>> BEGIN MATERIAL

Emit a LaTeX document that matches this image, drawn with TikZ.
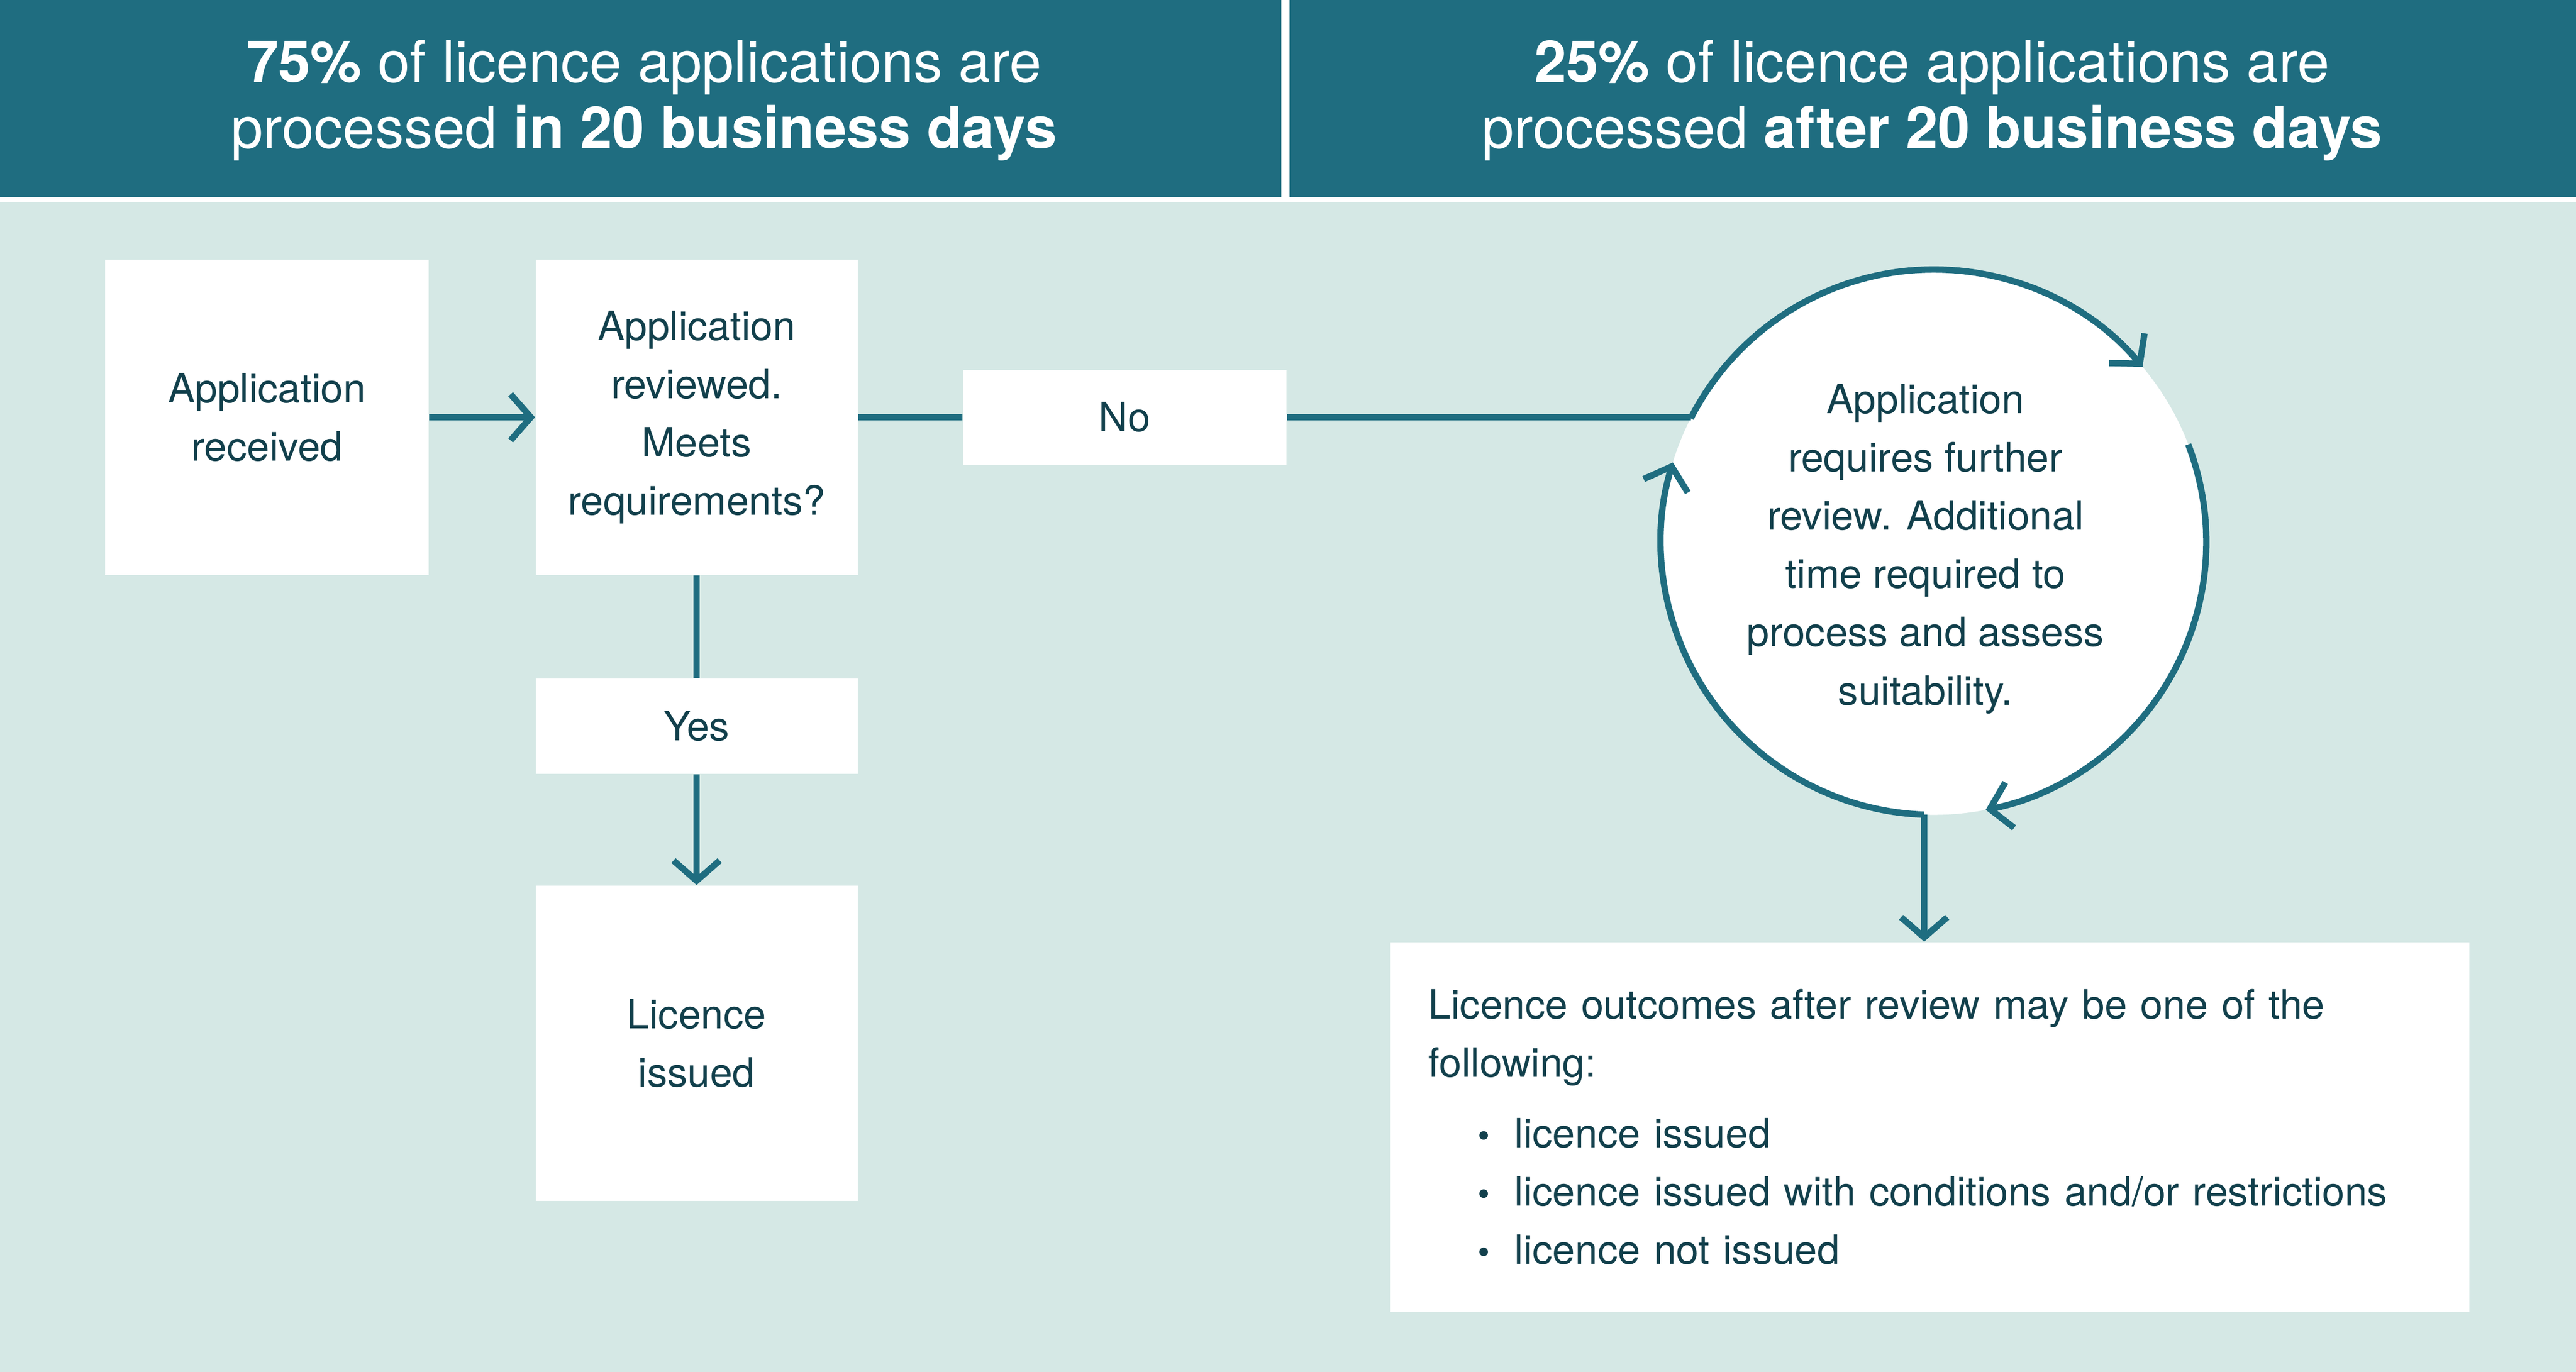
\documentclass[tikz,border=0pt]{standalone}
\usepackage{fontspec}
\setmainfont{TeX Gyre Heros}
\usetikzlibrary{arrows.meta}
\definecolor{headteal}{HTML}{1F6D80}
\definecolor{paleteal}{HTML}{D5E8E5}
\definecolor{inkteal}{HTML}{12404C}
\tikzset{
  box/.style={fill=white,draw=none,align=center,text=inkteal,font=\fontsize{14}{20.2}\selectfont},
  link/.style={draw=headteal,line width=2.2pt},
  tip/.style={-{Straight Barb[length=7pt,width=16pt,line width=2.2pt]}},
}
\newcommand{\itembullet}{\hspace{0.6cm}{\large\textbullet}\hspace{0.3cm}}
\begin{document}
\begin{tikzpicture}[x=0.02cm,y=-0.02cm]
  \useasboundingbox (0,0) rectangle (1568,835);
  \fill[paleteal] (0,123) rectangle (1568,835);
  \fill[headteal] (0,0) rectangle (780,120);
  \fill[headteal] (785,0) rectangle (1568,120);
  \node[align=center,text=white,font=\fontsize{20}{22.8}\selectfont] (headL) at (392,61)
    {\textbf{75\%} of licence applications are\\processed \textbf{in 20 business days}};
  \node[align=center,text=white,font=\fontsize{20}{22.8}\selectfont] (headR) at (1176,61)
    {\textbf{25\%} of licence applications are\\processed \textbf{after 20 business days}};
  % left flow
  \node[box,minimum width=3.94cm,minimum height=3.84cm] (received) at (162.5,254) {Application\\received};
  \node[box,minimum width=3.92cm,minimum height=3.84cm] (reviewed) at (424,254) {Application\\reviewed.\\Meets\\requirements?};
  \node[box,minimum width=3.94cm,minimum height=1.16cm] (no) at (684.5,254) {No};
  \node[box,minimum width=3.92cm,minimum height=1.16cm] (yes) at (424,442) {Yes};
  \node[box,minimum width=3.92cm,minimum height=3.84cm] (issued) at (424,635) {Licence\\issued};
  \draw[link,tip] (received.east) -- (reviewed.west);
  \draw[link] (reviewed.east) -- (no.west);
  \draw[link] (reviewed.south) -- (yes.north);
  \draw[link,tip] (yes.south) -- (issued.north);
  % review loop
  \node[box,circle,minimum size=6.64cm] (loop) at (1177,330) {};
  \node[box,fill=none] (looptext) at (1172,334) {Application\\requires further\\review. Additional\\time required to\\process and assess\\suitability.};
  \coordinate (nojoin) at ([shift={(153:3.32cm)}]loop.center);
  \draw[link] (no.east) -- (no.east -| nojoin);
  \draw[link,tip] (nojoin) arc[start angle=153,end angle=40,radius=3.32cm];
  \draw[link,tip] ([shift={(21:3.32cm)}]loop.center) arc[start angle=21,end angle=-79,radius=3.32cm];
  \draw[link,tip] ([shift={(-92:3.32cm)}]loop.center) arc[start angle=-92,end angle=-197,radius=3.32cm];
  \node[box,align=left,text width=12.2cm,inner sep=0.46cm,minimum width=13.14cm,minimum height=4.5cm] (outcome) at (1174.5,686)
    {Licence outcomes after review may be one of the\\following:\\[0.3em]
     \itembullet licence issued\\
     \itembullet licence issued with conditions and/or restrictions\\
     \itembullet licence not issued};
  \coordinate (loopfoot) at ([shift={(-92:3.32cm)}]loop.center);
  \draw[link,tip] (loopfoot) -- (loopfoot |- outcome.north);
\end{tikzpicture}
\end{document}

>> END MATERIAL

### EXERCISE AIM
Your task is an exact transcription of all the data, minus the pictures.

### CORRECT ANSWER
Emit a LaTeX document that matches this image, drawn with TikZ.
\documentclass[tikz,border=0pt]{standalone}
\usepackage{fontspec}
\setmainfont{TeX Gyre Heros}
\usetikzlibrary{arrows.meta}
\definecolor{headteal}{HTML}{1F6D80}
\definecolor{paleteal}{HTML}{D5E8E5}
\definecolor{inkteal}{HTML}{12404C}
\tikzset{
  box/.style={fill=white,draw=none,align=center,text=inkteal,font=\fontsize{14}{20.2}\selectfont},
  link/.style={draw=headteal,line width=2.2pt},
  tip/.style={-{Straight Barb[length=7pt,width=16pt,line width=2.2pt]}},
}
\newcommand{\itembullet}{\hspace{0.6cm}{\large\textbullet}\hspace{0.3cm}}
\begin{document}
\begin{tikzpicture}[x=0.02cm,y=-0.02cm]
  \useasboundingbox (0,0) rectangle (1568,835);
  \fill[paleteal] (0,123) rectangle (1568,835);
  \fill[headteal] (0,0) rectangle (780,120);
  \fill[headteal] (785,0) rectangle (1568,120);
  \node[align=center,text=white,font=\fontsize{20}{22.8}\selectfont] (headL) at (392,61)
    {\textbf{75\%} of licence applications are\\processed \textbf{in 20 business days}};
  \node[align=center,text=white,font=\fontsize{20}{22.8}\selectfont] (headR) at (1176,61)
    {\textbf{25\%} of licence applications are\\processed \textbf{after 20 business days}};
  % left flow
  \node[box,minimum width=3.94cm,minimum height=3.84cm] (received) at (162.5,254) {Application\\received};
  \node[box,minimum width=3.92cm,minimum height=3.84cm] (reviewed) at (424,254) {Application\\reviewed.\\Meets\\requirements?};
  \node[box,minimum width=3.94cm,minimum height=1.16cm] (no) at (684.5,254) {No};
  \node[box,minimum width=3.92cm,minimum height=1.16cm] (yes) at (424,442) {Yes};
  \node[box,minimum width=3.92cm,minimum height=3.84cm] (issued) at (424,635) {Licence\\issued};
  \draw[link,tip] (received.east) -- (reviewed.west);
  \draw[link] (reviewed.east) -- (no.west);
  \draw[link] (reviewed.south) -- (yes.north);
  \draw[link,tip] (yes.south) -- (issued.north);
  % review loop
  \node[box,circle,minimum size=6.64cm] (loop) at (1177,330) {};
  \node[box,fill=none] (looptext) at (1172,334) {Application\\requires further\\review. Additional\\time required to\\process and assess\\suitability.};
  \coordinate (nojoin) at ([shift={(153:3.32cm)}]loop.center);
  \draw[link] (no.east) -- (no.east -| nojoin);
  \draw[link,tip] (nojoin) arc[start angle=153,end angle=40,radius=3.32cm];
  \draw[link,tip] ([shift={(21:3.32cm)}]loop.center) arc[start angle=21,end angle=-79,radius=3.32cm];
  \draw[link,tip] ([shift={(-92:3.32cm)}]loop.center) arc[start angle=-92,end angle=-197,radius=3.32cm];
  \node[box,align=left,text width=12.2cm,inner sep=0.46cm,minimum width=13.14cm,minimum height=4.5cm] (outcome) at (1174.5,686)
    {Licence outcomes after review may be one of the\\following:\\[0.3em]
     \itembullet licence issued\\
     \itembullet licence issued with conditions and/or restrictions\\
     \itembullet licence not issued};
  \coordinate (loopfoot) at ([shift={(-92:3.32cm)}]loop.center);
  \draw[link,tip] (loopfoot) -- (loopfoot |- outcome.north);
\end{tikzpicture}
\end{document}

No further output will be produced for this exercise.